-- THE PROBLEM --
Reproduce the data that follows in its entirety, character for character.
+++ STORED DATA
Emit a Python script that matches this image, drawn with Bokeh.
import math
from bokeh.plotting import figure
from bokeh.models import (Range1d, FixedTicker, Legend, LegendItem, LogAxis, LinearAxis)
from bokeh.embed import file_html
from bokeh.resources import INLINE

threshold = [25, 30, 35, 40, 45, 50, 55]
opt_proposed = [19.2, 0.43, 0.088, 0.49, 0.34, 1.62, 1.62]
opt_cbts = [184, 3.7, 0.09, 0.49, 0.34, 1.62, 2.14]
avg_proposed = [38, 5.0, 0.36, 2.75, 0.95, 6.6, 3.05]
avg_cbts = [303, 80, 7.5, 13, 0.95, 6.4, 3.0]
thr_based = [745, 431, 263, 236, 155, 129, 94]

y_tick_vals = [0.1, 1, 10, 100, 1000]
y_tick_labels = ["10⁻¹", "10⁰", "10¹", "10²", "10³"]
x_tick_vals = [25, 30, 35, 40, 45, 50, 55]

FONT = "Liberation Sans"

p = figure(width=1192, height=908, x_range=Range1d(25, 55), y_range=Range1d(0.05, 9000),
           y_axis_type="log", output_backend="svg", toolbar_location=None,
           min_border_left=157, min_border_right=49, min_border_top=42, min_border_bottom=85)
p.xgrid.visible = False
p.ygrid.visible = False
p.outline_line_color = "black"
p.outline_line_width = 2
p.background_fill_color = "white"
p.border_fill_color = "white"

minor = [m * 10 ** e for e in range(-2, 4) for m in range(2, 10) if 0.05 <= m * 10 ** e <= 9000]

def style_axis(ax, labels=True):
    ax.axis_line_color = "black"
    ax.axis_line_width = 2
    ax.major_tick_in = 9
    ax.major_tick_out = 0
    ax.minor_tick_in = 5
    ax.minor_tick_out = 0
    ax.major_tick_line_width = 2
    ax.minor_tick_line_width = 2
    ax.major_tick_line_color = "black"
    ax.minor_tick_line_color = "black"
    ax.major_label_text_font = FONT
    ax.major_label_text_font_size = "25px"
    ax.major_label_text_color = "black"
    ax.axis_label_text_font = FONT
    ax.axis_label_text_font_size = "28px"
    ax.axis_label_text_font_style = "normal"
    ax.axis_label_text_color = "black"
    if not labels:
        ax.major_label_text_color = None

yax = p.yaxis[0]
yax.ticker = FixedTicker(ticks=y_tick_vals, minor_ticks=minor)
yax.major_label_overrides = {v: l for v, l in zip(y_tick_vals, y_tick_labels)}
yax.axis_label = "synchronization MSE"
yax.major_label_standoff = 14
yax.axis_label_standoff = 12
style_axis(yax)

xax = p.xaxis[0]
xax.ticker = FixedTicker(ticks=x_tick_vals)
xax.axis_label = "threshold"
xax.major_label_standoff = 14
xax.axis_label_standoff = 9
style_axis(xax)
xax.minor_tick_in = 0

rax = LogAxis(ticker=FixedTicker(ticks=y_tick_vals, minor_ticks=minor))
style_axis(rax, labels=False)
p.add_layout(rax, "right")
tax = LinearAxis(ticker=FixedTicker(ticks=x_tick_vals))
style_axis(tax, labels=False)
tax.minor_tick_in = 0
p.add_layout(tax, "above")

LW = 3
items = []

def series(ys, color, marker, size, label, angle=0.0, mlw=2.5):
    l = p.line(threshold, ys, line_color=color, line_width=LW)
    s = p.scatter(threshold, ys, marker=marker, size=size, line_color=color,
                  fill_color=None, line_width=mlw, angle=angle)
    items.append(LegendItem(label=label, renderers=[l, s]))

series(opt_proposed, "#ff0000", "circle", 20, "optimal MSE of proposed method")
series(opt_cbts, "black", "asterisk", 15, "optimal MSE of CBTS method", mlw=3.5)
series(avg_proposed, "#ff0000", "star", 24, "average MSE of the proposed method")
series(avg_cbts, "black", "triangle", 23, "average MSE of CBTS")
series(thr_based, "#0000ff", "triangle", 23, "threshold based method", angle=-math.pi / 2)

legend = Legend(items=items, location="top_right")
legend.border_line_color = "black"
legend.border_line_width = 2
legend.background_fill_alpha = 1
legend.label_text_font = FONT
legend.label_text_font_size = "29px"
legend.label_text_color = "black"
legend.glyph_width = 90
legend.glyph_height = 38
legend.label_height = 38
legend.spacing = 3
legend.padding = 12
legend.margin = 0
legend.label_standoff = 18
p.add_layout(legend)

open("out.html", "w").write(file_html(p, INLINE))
++++++
-- ANSWER FOR THE TASK --
Emit a Python script that matches this image, drawn with Bokeh.
import math
from bokeh.plotting import figure
from bokeh.models import (Range1d, FixedTicker, Legend, LegendItem, LogAxis, LinearAxis)
from bokeh.embed import file_html
from bokeh.resources import INLINE

threshold = [25, 30, 35, 40, 45, 50, 55]
opt_proposed = [19.2, 0.43, 0.088, 0.49, 0.34, 1.62, 1.62]
opt_cbts = [184, 3.7, 0.09, 0.49, 0.34, 1.62, 2.14]
avg_proposed = [38, 5.0, 0.36, 2.75, 0.95, 6.6, 3.05]
avg_cbts = [303, 80, 7.5, 13, 0.95, 6.4, 3.0]
thr_based = [745, 431, 263, 236, 155, 129, 94]

y_tick_vals = [0.1, 1, 10, 100, 1000]
y_tick_labels = ["10⁻¹", "10⁰", "10¹", "10²", "10³"]
x_tick_vals = [25, 30, 35, 40, 45, 50, 55]

FONT = "Liberation Sans"

p = figure(width=1192, height=908, x_range=Range1d(25, 55), y_range=Range1d(0.05, 9000),
           y_axis_type="log", output_backend="svg", toolbar_location=None,
           min_border_left=157, min_border_right=49, min_border_top=42, min_border_bottom=85)
p.xgrid.visible = False
p.ygrid.visible = False
p.outline_line_color = "black"
p.outline_line_width = 2
p.background_fill_color = "white"
p.border_fill_color = "white"

minor = [m * 10 ** e for e in range(-2, 4) for m in range(2, 10) if 0.05 <= m * 10 ** e <= 9000]

def style_axis(ax, labels=True):
    ax.axis_line_color = "black"
    ax.axis_line_width = 2
    ax.major_tick_in = 9
    ax.major_tick_out = 0
    ax.minor_tick_in = 5
    ax.minor_tick_out = 0
    ax.major_tick_line_width = 2
    ax.minor_tick_line_width = 2
    ax.major_tick_line_color = "black"
    ax.minor_tick_line_color = "black"
    ax.major_label_text_font = FONT
    ax.major_label_text_font_size = "25px"
    ax.major_label_text_color = "black"
    ax.axis_label_text_font = FONT
    ax.axis_label_text_font_size = "28px"
    ax.axis_label_text_font_style = "normal"
    ax.axis_label_text_color = "black"
    if not labels:
        ax.major_label_text_color = None

yax = p.yaxis[0]
yax.ticker = FixedTicker(ticks=y_tick_vals, minor_ticks=minor)
yax.major_label_overrides = {v: l for v, l in zip(y_tick_vals, y_tick_labels)}
yax.axis_label = "synchronization MSE"
yax.major_label_standoff = 14
yax.axis_label_standoff = 12
style_axis(yax)

xax = p.xaxis[0]
xax.ticker = FixedTicker(ticks=x_tick_vals)
xax.axis_label = "threshold"
xax.major_label_standoff = 14
xax.axis_label_standoff = 9
style_axis(xax)
xax.minor_tick_in = 0

rax = LogAxis(ticker=FixedTicker(ticks=y_tick_vals, minor_ticks=minor))
style_axis(rax, labels=False)
p.add_layout(rax, "right")
tax = LinearAxis(ticker=FixedTicker(ticks=x_tick_vals))
style_axis(tax, labels=False)
tax.minor_tick_in = 0
p.add_layout(tax, "above")

LW = 3
items = []

def series(ys, color, marker, size, label, angle=0.0, mlw=2.5):
    l = p.line(threshold, ys, line_color=color, line_width=LW)
    s = p.scatter(threshold, ys, marker=marker, size=size, line_color=color,
                  fill_color=None, line_width=mlw, angle=angle)
    items.append(LegendItem(label=label, renderers=[l, s]))

series(opt_proposed, "#ff0000", "circle", 20, "optimal MSE of proposed method")
series(opt_cbts, "black", "asterisk", 15, "optimal MSE of CBTS method", mlw=3.5)
series(avg_proposed, "#ff0000", "star", 24, "average MSE of the proposed method")
series(avg_cbts, "black", "triangle", 23, "average MSE of CBTS")
series(thr_based, "#0000ff", "triangle", 23, "threshold based method", angle=-math.pi / 2)

legend = Legend(items=items, location="top_right")
legend.border_line_color = "black"
legend.border_line_width = 2
legend.background_fill_alpha = 1
legend.label_text_font = FONT
legend.label_text_font_size = "29px"
legend.label_text_color = "black"
legend.glyph_width = 90
legend.glyph_height = 38
legend.label_height = 38
legend.spacing = 3
legend.padding = 12
legend.margin = 0
legend.label_standoff = 18
p.add_layout(legend)

open("out.html", "w").write(file_html(p, INLINE))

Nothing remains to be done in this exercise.